To recap: Google had acquired cellphone maker Motorola Mobility Holdings last year in May. The deal was the biggest in its 13-year history. The company picked up a 100% stake for $40.0 per share in cash or a total consideration of approximately $12.5 billion.
Although the the company was acquired with the intention of shoring up Android’s patent portfolio, analysts fretted that the deal would be a drag on Google’s earnings. They have been concerned that adding a phone manufacturing business could hurt Google's margins and would create automatic rivalry with hardware partners Samsung, HTC and other phone makers that run Android.
Motorola Mobility has not been very profitable for Google so far. The company has been facing strong competition in the smartphone market from other larger players such as Samsung Electronics, Apple Inc. (AAPL - Analyst Report), Sony Corp. (SNE - Snapshot Report), Huawei Technologies and ZTE.
In the fourth quarter, revenues of Motorola's mobile business were $1.51 billion or only 11% of parent Google's total revenue.
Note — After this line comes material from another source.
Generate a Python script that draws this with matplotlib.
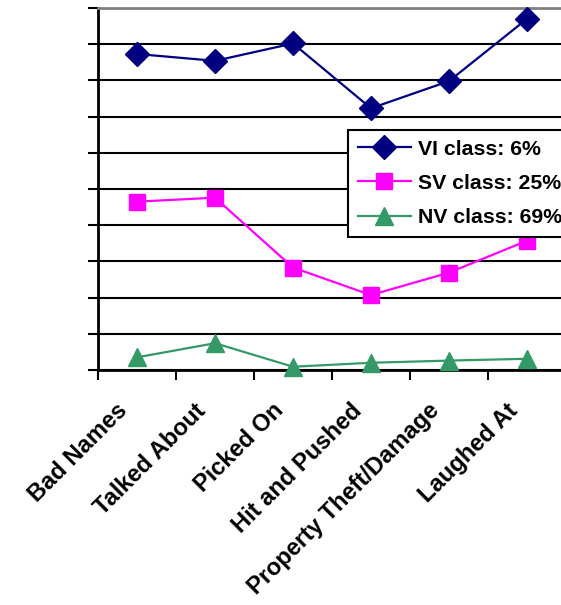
import matplotlib
matplotlib.use("Agg")
import matplotlib.pyplot as plt
from matplotlib.transforms import ScaledTranslation

categories = ["Bad Names", "Talked About", "Picked On", "Hit and Pushed",
              "Property Theft/Damage", "Laughed At"]
vi_values = [87.3, 85.4, 90.2, 72.3, 79.8, 97.0]
sv_values = [46.5, 47.6, 28.3, 20.7, 26.9, 35.7]
nv_values = [3.5, 7.4, 0.9, 2.0, 2.6, 3.1]
series_labels = ["VI class: 6%", "SV class: 25%", "NV class: 69%"]

W, H = 561, 605
fig = plt.figure(figsize=(W / 100, H / 100), dpi=100)
left, right, top, bottom = 98, 566, 8, 370
ax = fig.add_axes([left / W, 1 - bottom / H, (right - left) / W, (bottom - top) / H])

x = list(range(len(categories)))
ax.plot(x, vi_values, color="#000080", marker="D", markersize=12, linewidth=1.6,
        label=series_labels[0], zorder=5, clip_on=False)
ax.plot(x, sv_values, color="#FF00FF", marker="s", markersize=11, linewidth=1.6,
        label=series_labels[1], zorder=5, clip_on=False)
ax.plot(x, nv_values, color="#339966", marker="^", markersize=13, linewidth=1.6,
        label=series_labels[2], zorder=5, clip_on=False)

ax.set_xlim(-0.5, len(categories) - 0.5)
ax.set_ylim(0, 100)
ax.set_yticks(range(0, 101, 10))
ax.set_yticklabels([])
ax.yaxis.grid(True, color="black", linewidth=1.5)
ax.set_axisbelow(True)
ax.tick_params(axis="y", direction="out", length=7, width=1.5, color="black")

ax.set_xticks([i - 0.5 for i in range(len(categories) + 1)])
ax.set_xticklabels([])
ax.set_xticks(x, minor=True)
ax.set_xticklabels(categories, minor=True, rotation=45, ha="right", va="top",
                   rotation_mode="anchor", fontsize=17, fontweight="bold",
                   family="Liberation Sans")
ax.tick_params(axis="x", which="major", direction="out", length=7, width=1.5)
ax.tick_params(axis="x", which="minor", length=0, pad=0)
offset = ScaledTranslation(-21 / 100, -29 / 100, fig.dpi_scale_trans)
for lbl in ax.get_xticklabels(minor=True):
    lbl.set_transform(lbl.get_transform() + offset)

ax.spines["right"].set_visible(False)
ax.spines["top"].set_color("#808080")
ax.spines["top"].set_linewidth(2)
ax.spines["left"].set_linewidth(2)
ax.spines["bottom"].set_linewidth(2)

leg = ax.legend(loc="upper left", bbox_to_anchor=(348 / W, 1 - 130 / H),
                bbox_transform=fig.transFigure, frameon=True, fancybox=False,
                prop={"family": "Liberation Sans", "weight": "bold", "size": 15.3},
                borderpad=0.45, labelspacing=0.72, handlelength=2.5,
                handletextpad=0.35, borderaxespad=0)
leg.get_frame().set_edgecolor("black")
leg.get_frame().set_linewidth(1.5)
leg.get_frame().set_alpha(1)

fig.savefig("out.png", dpi=100)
Also, it posted an operating loss of $353 million in the quarter. On the contrary, Apple reported revenues of $54.5 billion and a net profit of $13 billion in the quarter ended Dec. 29.
But there might be some hope for a turnaround. Google is optimistic about new products in the pipeline and believes that the restructuring of the businesses will help it to redefine its cost structure. The company plans to drop all low-end devices from the portfolio and focus only on high-end devices.
Google is a market leader in online advertising and its mobile strategy has been bang on target so far. The company is very strongly positioned in the mobile segment, where smartphones and tablets have been making strong headway.
This dominant position has enabled Google to generate very strong mobile revenue growth in the fourth quarter. In fact, the company’s position in mobile looks better than it was on traditional computers, which says something about its strategic planning and execution.
Historically, Google has always fared better than Yahoo Inc. (YHOO - Analyst Report), which has been struggling to uphold itself, and Microsoft Corp., which is yet to gain critical mass. However, legal entanglements related to competitive matters or patent infringements remain an overhang.
Google currently carries a Zacks Rank #3 (Hold).